Sur le plan purement électoral, une stratégie de rapprochement, voire de fusion, est-elle vraiment souhaitable ?  Dans le cadre de l'élection présidentielle et des législatives, l'UDI est-elle une force d'appoint indispensable et nécessaire à l'UMP pour obtenir la majorité absolue au second tour ?

Tout dépend des élections considérées. Pour les municipales, a priori, l’intérêt de l’UMP et de l’UDI, c’est de multiplier les listes communes dès le premier tour. Cependant, dans certaines villes, l’UMP estimera pouvoir se passer de tels accords, tandis que dans d’autres, c’est l’UDI qui pourrait avoir intérêt à ne pas s’associer à l’UMP. Par ailleurs, un cas reste particulier pour l'UDI : Paris.
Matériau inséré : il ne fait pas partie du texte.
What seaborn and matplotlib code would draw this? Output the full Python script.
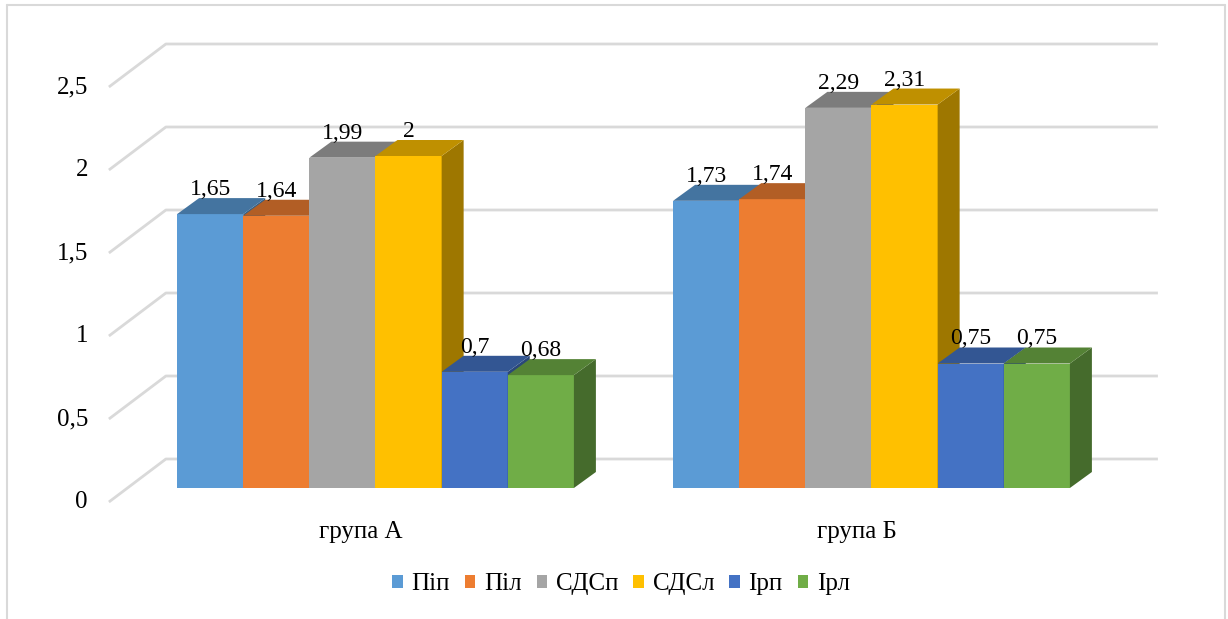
import matplotlib
matplotlib.use("Agg")
import matplotlib.pyplot as plt
import seaborn as sns
import pandas as pd
from matplotlib.patches import Polygon, Patch
from matplotlib.lines import Line2D
from matplotlib.colors import to_rgb

# ---- data ----
groups = ["група А", "група Б"]
series = ["Піп", "Піл", "СДСп", "СДСл", "Ірп", "Ірл"]
group_a = [1.65, 1.64, 1.99, 2.00, 0.70, 0.68]
group_b = [1.73, 1.74, 2.29, 2.31, 0.75, 0.75]
colors = ["#5B9BD5", "#ED7D31", "#A5A5A5", "#FFC000", "#4472C4", "#70AD47"]
yticks = [0, 0.5, 1, 1.5, 2, 2.5]
ytick_labels = ["0", "0,5", "1", "1,5", "2", "2,5"]

df = pd.DataFrame({
    "group": [g for g in groups for _ in series],
    "series": series * len(groups),
    "value": group_a + group_b,
})

sns.set_theme(style="white")
plt.rcParams["font.family"] = ["Liberation Serif", "DejaVu Serif"]

W, H = 1228, 619
fig = plt.figure(figsize=(W / 100, H / 100), dpi=100)

# axes frame (pixels) and scale of the bar front plane
AX_L, AX_T, AX_R, AX_B = 100, 20, 1180, 560
X0_PX, Y0_PX = 375.5, 488
PX_PER_CAT, PX_PER_UNIT = 496.0, 166.0

ax = fig.add_axes([AX_L / W, 1 - AX_B / H, (AX_R - AX_L) / W, (AX_B - AX_T) / H])
sns.barplot(data=df, x="group", y="value", hue="series", order=groups,
            hue_order=series, palette=colors, saturation=1, width=0.8,
            edgecolor="none", linewidth=0, legend=False, ax=ax)
ax.set_xlim((AX_L - X0_PX) / PX_PER_CAT, (AX_R - X0_PX) / PX_PER_CAT)
ax.set_ylim((Y0_PX - AX_B) / PX_PER_UNIT, (Y0_PX - AX_T) / PX_PER_UNIT)
ax.set_axis_off()


def px(dx, dy):
    """pixel offset -> data offset (y up)"""
    return dx / PX_PER_CAT, dy / PX_PER_UNIT


BAR_D = px(22, 16)        # depth of each bar
FRONT = px(-18.6, -14)    # front edge of the floor relative to bar fronts
BACK = px(38.4, 29)       # back wall relative to bar fronts
X_MIN, X_MAX = -0.5, len(groups) - 0.5

grid_c = "#D9D9D9"
text_c = "#000000"
FS = 18

# gridlines: left wall diagonal + back wall horizontal
for v, lab in zip(yticks, ytick_labels):
    ax.plot([X_MIN + FRONT[0], X_MIN + BACK[0], X_MAX + BACK[0]],
            [v + FRONT[1], v + BACK[1], v + BACK[1]],
            color=grid_c, lw=2, zorder=1, solid_capstyle="butt")
    ax.text(X_MIN + FRONT[0] - px(21, 0)[0], v + FRONT[1], lab,
            ha="right", va="center", fontsize=FS, color=text_c)

# category labels along the front edge
for i, g in enumerate(groups):
    ax.text(i + FRONT[0] + px(4, 0)[0], FRONT[1] - px(0, 30)[1], g,
            ha="center", va="center", fontsize=FS, color=text_c)


def shade(c, f):
    r, g, b = to_rgb(c)
    return (r * f, g * f, b * f)


# 3-D faces and value labels, painted left to right
for k, (cont, col) in enumerate(zip(ax.containers, colors)):
    z = 3 + k
    for bar in cont:
        bar.set_zorder(z)
        x0, w, h = bar.get_x(), bar.get_width(), bar.get_height()
        dx, dy = BAR_D
        top = Polygon([(x0, h), (x0 + w, h), (x0 + w + dx, h + dy), (x0 + dx, h + dy)],
                      closed=True, facecolor=shade(col, 0.75), edgecolor="none", zorder=z)
        side = Polygon([(x0 + w, 0), (x0 + w + dx, dy), (x0 + w + dx, h + dy), (x0 + w, h)],
                       closed=True, facecolor=shade(col, 0.62), edgecolor="none", zorder=z)
        ax.add_patch(side)
        ax.add_patch(top)
        lab = f"{h:g}".replace(".", ",")
        ax.text(x0 + w / 2, h + dy + px(0, 3)[1], lab, ha="center", va="baseline",
                fontsize=FS - 1, color=text_c, zorder=20)

# legend
handles = [Patch(facecolor=c, edgecolor="none") for c in colors]
fig.legend(handles, series, loc="center", bbox_to_anchor=(621 / W, 1 - 584 / H),
           ncol=len(series), frameon=False, fontsize=FS, handlelength=0.42,
           handleheight=0.42, handletextpad=0.35, columnspacing=0.6,
           labelcolor=text_c)

# outer frame of the chart area
for xs, ys in [([7, 7], [5, H]), ([7, 1225], [5, 5]), ([1225, 1225], [5, H])]:
    fig.add_artist(Line2D([x / W for x in xs], [1 - y / H for y in ys],
                          color=grid_c, lw=1.5))

fig.savefig("out.png", dpi=100, facecolor="white")
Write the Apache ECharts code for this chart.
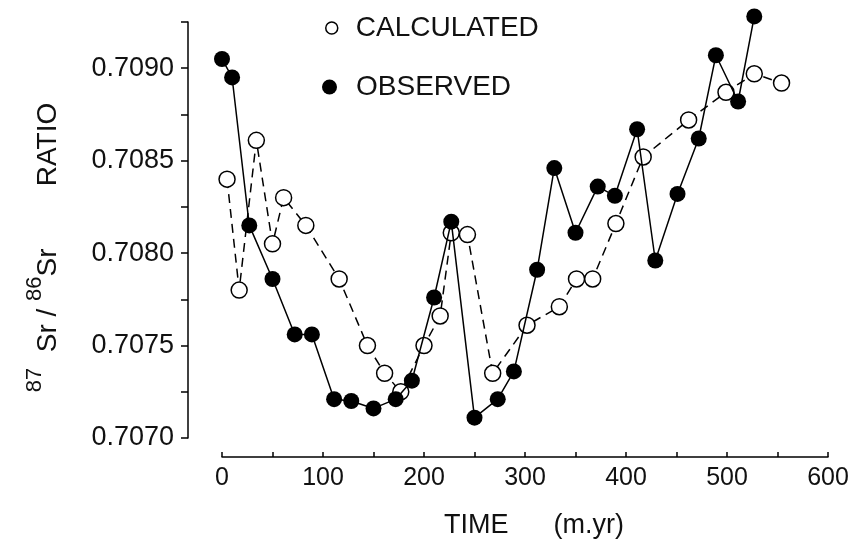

La sociologie électorale parisienne étant très favorable à ce parti, y enverra-t-il un chef de file concurrencer NKM ?
Pour les européennes, selon que l’UDI fera sa propre liste ou fera liste commune avec l’UMP, elle sera un parti à part entière, comme jadis l’UDF dans sa version Bayrou d’avant 2007, ou elle sera un satellite de l’UMP, à l’instar du Nouveau centre de 2007 à 2012.
En revanche, pour l’élection présidentielle de 2017, compte tenu du risque objectif de qualification de Marine Le Pen si la droite et le centre se présentent en ordre dispersé, l’intérêt commun de l’UMP et de l’UDI – et accessoirement, l’intérêt général des forces républicaines – commande que l’UDI participe à la primaire de la droite. Et donc, que l’UMP et l’UDI présentent un candidat commun à l’élection présidentielle.

Cela étant, il faut souligner que le poids politique de l’UDI sera mesuré par les acteurs politiques, les médias et l’opinion publique à l’aune exacte de son score aux élections européennes. Ce poids sera nul si l’UDI n’a pas sa propre liste. Il sera faible si elle fait un score à un chiffre. Il sera consistant si elle fait un score à deux chiffres. Et il y aura crise à l’UMP si l’UDI dépasse 15%.